年収は「住むところで」で決まる 雇用とイノベーションの都市経済学
エンリコ・モレッティ、訳:池村千秋(プレジデント社)
地球上には成長し繁栄を謳歌する都市がある一方で、衰退を余儀なくされている都市もあります。新しいイノベーションの拠点となった都市は成長し、従来型の製造業を中心とした都市は衰退傾向にあるのです。こうした都市の成長の違いは雇用にも影響していて、成長する都市では雇用が創出されるだけでなく、労働者の給料にも影響しています。
これまでの経済学では、給料は労働者の技能や知識で決まると考えてきましたが、この本ではむしろ「どこに住むか」が重要だと説いています。
個々人が教育や訓練を受けて技能や知識を蓄えるだけでなく、人々の知を集結する拠点をつくり、そこでイノベーションを起こすことが、良好な雇用を創出する源泉だというこの本の説明は、今後の雇用政策を考える上で、とても示唆に富んでいます。
「地方創成策」は若者の流出を止める雇用を生んだのか
若者の労働人口の減少が顕著に
日本では少子高齢化が進展し、2008年をピークに総人口が減少しています。
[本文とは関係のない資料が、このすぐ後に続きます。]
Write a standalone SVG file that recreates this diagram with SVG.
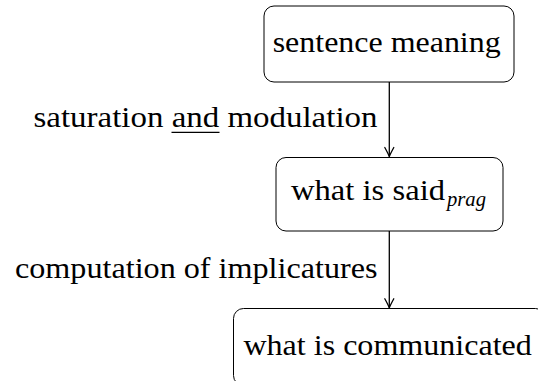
<svg xmlns="http://www.w3.org/2000/svg" width="538" height="381" viewBox="0 0 538 381">
<defs>
<style>
.box{fill:#fff;stroke:#000;stroke-width:1}
.t{font-family:'Liberation Serif','Times New Roman',serif;font-size:30px;fill:#000}
.sub{font-family:'Liberation Serif','Times New Roman',serif;font-size:21px;font-style:italic;fill:#000}
.edge{stroke:#000;stroke-width:1.3;fill:none}
.head{stroke:#000;stroke-width:1.3;fill:none;stroke-linecap:round;stroke-linejoin:round}
.ul{stroke:#000;stroke-width:1.2}
</style>
<marker id="arr" markerUnits="userSpaceOnUse" markerWidth="14" markerHeight="14" viewBox="-12 -7 14 14" refX="0" refY="0" orient="auto">
<path class="head" d="M-9,-4.5 Q-3,-1.2 0,0 Q-3,1.2 -9,4.5"/>
</marker>
</defs>
<rect width="538" height="381" fill="#fff"/>
<g id="connectors">
<line class="edge" x1="389.3" y1="82" x2="389.3" y2="156.5" marker-end="url(#arr)"/>
<line class="edge" x1="389.3" y1="231" x2="389.3" y2="307.8" marker-end="url(#arr)"/>
<text class="t" x="33.5" y="126.7" textLength="344" lengthAdjust="spacingAndGlyphs">saturation and modulation</text>
<line class="ul" x1="171.5" y1="132.3" x2="219.5" y2="132.3"/>
<text class="t" x="15" y="278.3" textLength="362.5" lengthAdjust="spacingAndGlyphs">computation of implicatures</text>
</g>
<g id="sentence-meaning">
<rect class="box" x="264" y="6" width="250" height="76" rx="10"/>
<text class="t" x="272.7" y="51.7" textLength="228" lengthAdjust="spacingAndGlyphs">sentence meaning</text>
</g>
<g id="what-is-said">
<rect class="box" x="276" y="157.5" width="227" height="73.5" rx="10"/>
<text class="t" x="291" y="200" textLength="154" lengthAdjust="spacingAndGlyphs">what is said</text>
<text class="sub" x="447" y="206" textLength="39" lengthAdjust="spacingAndGlyphs">prag</text>
</g>
<g id="what-is-communicated">
<rect class="box" x="233.5" y="308.5" width="312" height="77" rx="10"/>
<text class="t" x="243.4" y="355.3" textLength="288.5" lengthAdjust="spacingAndGlyphs">what is communicated</text>
</g>
</svg>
若者の人口減少が顕著で、今後の経済社会に悪影響を及ぼすと心配されています。
若者を中心に働き手が減れば、企業の生産活動だけでなく、祭事や災害時のボランティアなど地域社会の担い手もいなくなります。
若者は卒業すると地元を離れる
2019年1月時点、東京都や神奈川など首都圏4都県と沖縄県のみで人口増があり、その他の道府県では人口減になりました(総務省『住民基本台帳』)。
人口変動の要因は出生と死亡の差による自然増減と転出入による社会増減ですが、首都圏での人口増は社会増が、その他の道府県での人口減には自然減と社会減の双方が影響しています。地方部での社会減は、若者が高校卒業直後に進学や就職で地元を離れるからです。
地域の雇用再生は重点課題
もし良好な進学先や就職先があれば、地元に残る若者は増えるかもしれません。こうした観点から、首都圏一極集中を是正し地方の人口減少を止めるため、政府は地域の雇用再生を重点課題とし、地方創生の政策を実施しています。
では、地方創生政策は地域の労働市場にどのような影響を与えているでしょうか。私たちの研究では、地域間の相互依存関係を考慮した経済モデルを分析することで、地域の労働市場における雇用創出と消失のメカニズムを明らかにしようと試みています。
さらに、地方創生を含む地域雇用政策が労働市場に与えた効果をエビデンスに基づき検証し、地方創生に資する地域雇用政策のあり方についても考察しています。
日本国内だけでなく、地球上でも地域労働市場の問題は重要です。衰退する地域から成長する地域へ若者が移動すると、衰退する地域はますます衰退しかねません。地域間の雇用格差を小さくし、各地の雇用を創出し、人々が豊かに暮らすためにはどうすれば良いのか。こうした観点から私たちは研究に取り組んでいます。